Help Center> ModelArts> Troubleshooting> Training Jobs> OBS Operation Issues> Error Message "BrokenPipeError: Broken pipe" Displayed When OBS Data Is Copied
Updated on 2024-04-30 GMT+08:00

Error Message "BrokenPipeError: Broken pipe" Displayed When OBS Data Is Copied

Symptom

The error message is displayed when MoXing is used to copy data for a training job.

Figure 1 Error log

Possible Causes

The possible causes are as follows:

  • In a large-scale distributed job, multiple nodes are concurrently copying files in the same bucket, leading to traffic control in the OBS bucket.
  • There is a large number of OBS client connections. During the polling between processes or threads, an OBS client connection timed out if the server does not respond to it within 30 seconds. As a result, the server released the connection.

Solution

  1. If the issue is caused by traffic control, the error code shown in the following figure is displayed. In this case, submit a service ticket. For details about OBS error codes, see OBS Server-Side Error Codes.
    Figure 2 Error log
  2. If the issue is caused by the large number of client connections, especially for files larger than 5 GB, OBS APIs cannot be directly called. In this case, use multiple threads to copy data. The timeout duration set on the OBS server is 30s. Run the following commands to reduce the number of processes:
    # Configure the number of processes.
    os.environ['MOX_FILE_LARGE_FILE_TASK_NUM']=1
    import moxing as mox
    
    # Copy files.
    mox.file.copy_parallel(src_url=your_src_dir, dst_url=your_target_dir, threads=0, is_processing=False)

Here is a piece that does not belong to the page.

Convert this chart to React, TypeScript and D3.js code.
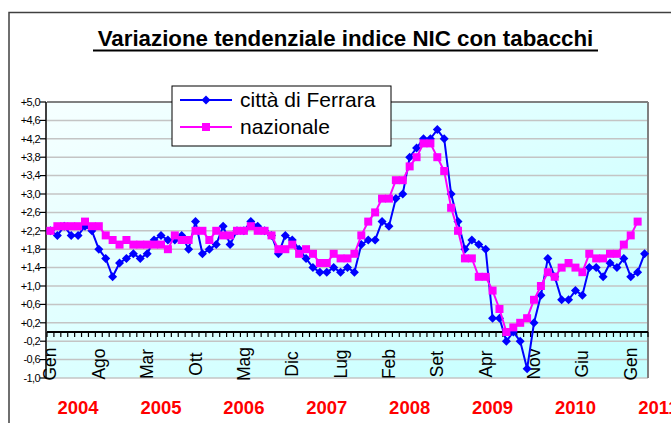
import React from "react";
import * as d3 from "d3";

// mesi abbreviati, anni e valori
const monthNames = ["Gen", "Feb", "Mar", "Apr", "Mag", "Giu", "Lug", "Ago", "Set", "Ott", "Nov", "Dic"];
const years = ["2004", "2005", "2006", "2007", "2008", "2009", "2010", "2011"];

const ferrara = [
  2.2, 2.1, 2.3, 2.1, 2.1, 2.3, 2.2, 1.8, 1.6, 1.2, 1.5, 1.6,
  1.7, 1.6, 1.7, 2.0, 2.1, 2.0, 2.0, 2.1, 1.8, 2.4, 1.7, 1.8,
  1.9, 2.3, 1.9, 2.2, 2.2, 2.4, 2.3, 2.2, 2.1, 1.7, 2.1, 2.0,
  1.8, 1.6, 1.4, 1.3, 1.3, 1.4, 1.3, 1.4, 1.3, 1.9, 2.0, 2.0,
  2.4, 2.3, 2.9, 3.0, 3.8, 4.0, 4.2, 4.2, 4.4, 4.2, 3.0, 2.4,
  1.8, 2.0, 1.9, 1.8, 0.3, 0.3, -0.2, 0.0, -0.2, -0.8, 0.2, 0.8,
  1.6, 1.2, 0.7, 0.7, 0.9, 0.8, 1.4, 1.4, 1.2, 1.5, 1.4, 1.6,
  1.2, 1.3, 1.7,
];

const nazionale = [
  2.2, 2.3, 2.3, 2.3, 2.3, 2.4, 2.3, 2.3, 2.1, 2.0, 1.9, 2.0,
  1.9, 1.9, 1.9, 1.9, 1.9, 1.8, 2.1, 2.0, 2.0, 2.2, 2.2, 2.0,
  2.2, 2.1, 2.1, 2.2, 2.2, 2.3, 2.2, 2.2, 2.1, 1.8, 1.8, 1.9,
  1.7, 1.8, 1.7, 1.5, 1.5, 1.7, 1.6, 1.6, 1.7, 2.1, 2.4, 2.6,
  2.9, 2.9, 3.3, 3.3, 3.6, 3.8, 4.1, 4.1, 3.8, 3.5, 2.7, 2.2,
  1.6, 1.6, 1.2, 1.2, 0.9, 0.5, 0.0, 0.1, 0.2, 0.3, 0.7, 1.0,
  1.3, 1.2, 1.4, 1.5, 1.4, 1.3, 1.7, 1.6, 1.6, 1.7, 1.7, 1.9,
  2.1, 2.4,
];

const yTicks = [-1.0, -0.6, -0.2, 0.2, 0.6, 1.0, 1.4, 1.8, 2.2, 2.6, 3.0, 3.4, 3.8, 4.2, 4.6, 5.0];

const categories = ferrara.map((_, i) => `${monthNames[i % 12]} ${years[Math.floor(i / 12)]}`);

const left = 47;
const right = 648;
const top = 102;
const bottom = 378;

const fmt = (v: number) => (v > 0 ? "+" : "") + v.toFixed(1).replace(".", ",");

export default function App() {
  const x = d3.scaleBand<string>().domain(categories).range([left, right]).padding(0);
  const y = d3.scaleLinear().domain([-1, 5]).range([bottom, top]);
  const bw = x.bandwidth();
  const cx = (i: number) => (x(categories[i]) as number) + bw / 2;
  const y0 = y(0);

  const line = d3
    .line<number>()
    .x((_, i) => cx(i))
    .y((d) => y(d));

  const diamond = (px: number, py: number, r: number) =>
    `M${px},${py - r}L${px + r},${py}L${px},${py + r}L${px - r},${py}Z`;

  const ft = "Arial, 'Liberation Sans', sans-serif";

  return (
    <svg width={671} height={423} style={{ position: "absolute", left: 0, top: 0 }}>
      <defs>
        <linearGradient id="bg" x1="0" y1="0" x2="1" y2="1">
          <stop offset="0%" stopColor="#f6ffff" />
          <stop offset="100%" stopColor="#c2ffff" />
        </linearGradient>
      </defs>
      <rect width={671} height={423} fill="#fff" />
      <rect x={9} y={12.5} width={700} height={450} fill="none" stroke="#404040" strokeWidth={1.5} />

      <text x={345.5} y={46} textAnchor="middle" fontFamily={ft} fontWeight="bold" fontSize={22.3} fill="#000">
        Variazione tendenziale indice NIC con tabacchi
      </text>
      <line x1={93} x2={598} y1={50.5} y2={50.5} stroke="#000" strokeWidth={2} />

      <rect x={left} y={top} width={right - left} height={bottom - top} fill="url(#bg)" />
      {yTicks.map((t) => (
        <line key={t} x1={left} x2={right} y1={y(t)} y2={y(t)} stroke="#c4c4c4" strokeWidth={1.5} />
      ))}
      <line x1={left} x2={right} y1={top} y2={top} stroke="#808080" strokeWidth={2} />
      <line x1={right} x2={right} y1={top} y2={bottom} stroke="#808080" strokeWidth={2} />

      <line x1={left - 1} x2={left - 1} y1={top} y2={bottom} stroke="#000" strokeWidth={1.5} />
      {yTicks.map((t) => (
        <g key={"l" + t}>
          <line x1={left - 7} x2={left - 1} y1={y(t)} y2={y(t)} stroke="#000" strokeWidth={1.2} />
          <text
            x={left - 7}
            y={y(t)}
            dy="0.35em"
            textAnchor="end"
            fontFamily={ft}
            fontSize={11}
            letterSpacing={-0.6}
            fill="#000"
          >
            {fmt(t)}
          </text>
        </g>
      ))}

      <line x1={left} x2={right} y1={y0} y2={y0} stroke="#000" strokeWidth={2} />
      {d3.range(categories.length + 1).map((i) => {
        const xx = left + i * bw;
        return <line key={"t" + i} x1={xx} x2={xx} y1={y0} y2={y0 + 5} stroke="#000" strokeWidth={1.2} />;
      })}

      {categories.map((c, i) =>
        i % 7 === 0 ? (
          <text
            key={"c" + i}
            transform={`translate(${cx(i) + 6},364) rotate(-90)`}
            textAnchor="middle"
            fontFamily={ft}
            fontSize={17.5}
            fill="#000"
          >
            {monthNames[i % 12]}
          </text>
        ) : null
      )}

      {years.map((yr, k) => (
        <text
          key={yr}
          x={left + (k * 12 + 4.5) * bw}
          y={414}
          textAnchor="middle"
          fontFamily={ft}
          fontWeight="bold"
          fontSize={18.5}
          fill="#ff0000"
        >
          {yr}
        </text>
      ))}

      <path d={line(ferrara) || ""} fill="none" stroke="#0000ff" strokeWidth={2} />
      {ferrara.map((v, i) => (
        <path key={"f" + i} d={diamond(cx(i), y(v), 4.5)} fill="#0000ff" />
      ))}

      <path d={line(nazionale) || ""} fill="none" stroke="#ff00ff" strokeWidth={2} />
      {nazionale.map((v, i) => (
        <rect key={"n" + i} x={cx(i) - 4} y={y(v) - 4} width={8} height={8} fill="#ff00ff" />
      ))}

      <rect x={172} y={86} width={219} height={60} fill="#fff" stroke="#000" strokeWidth={1} />
      <line x1={180} x2={232} y1={100} y2={100} stroke="#0000ff" strokeWidth={2} />
      <path d={diamond(206, 100, 4.5)} fill="#0000ff" />
      <text x={240} y={100} dy="0.35em" fontFamily={ft} fontSize={21} fill="#000">
        città di Ferrara
      </text>
      <line x1={180} x2={232} y1={127} y2={127} stroke="#ff00ff" strokeWidth={2} />
      <rect x={202} y={123} width={8} height={8} fill="#ff00ff" />
      <text x={240} y={127} dy="0.35em" fontFamily={ft} fontSize={21} fill="#000">
        nazionale
      </text>
    </svg>
  );
}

    When creating a training job, you can use the environment variable _PARTIAL_MAXIMUM_SIZE to configure the threshold (in bytes) for downloading large files in multiple parts. If the size of a file exceeds the threshold, the file will be downloaded in multiple parts concurrently.

Summary and Suggestions

Before creating a training job, use the ModelArts development environment to debug the training code to maximally eliminate errors in code migration.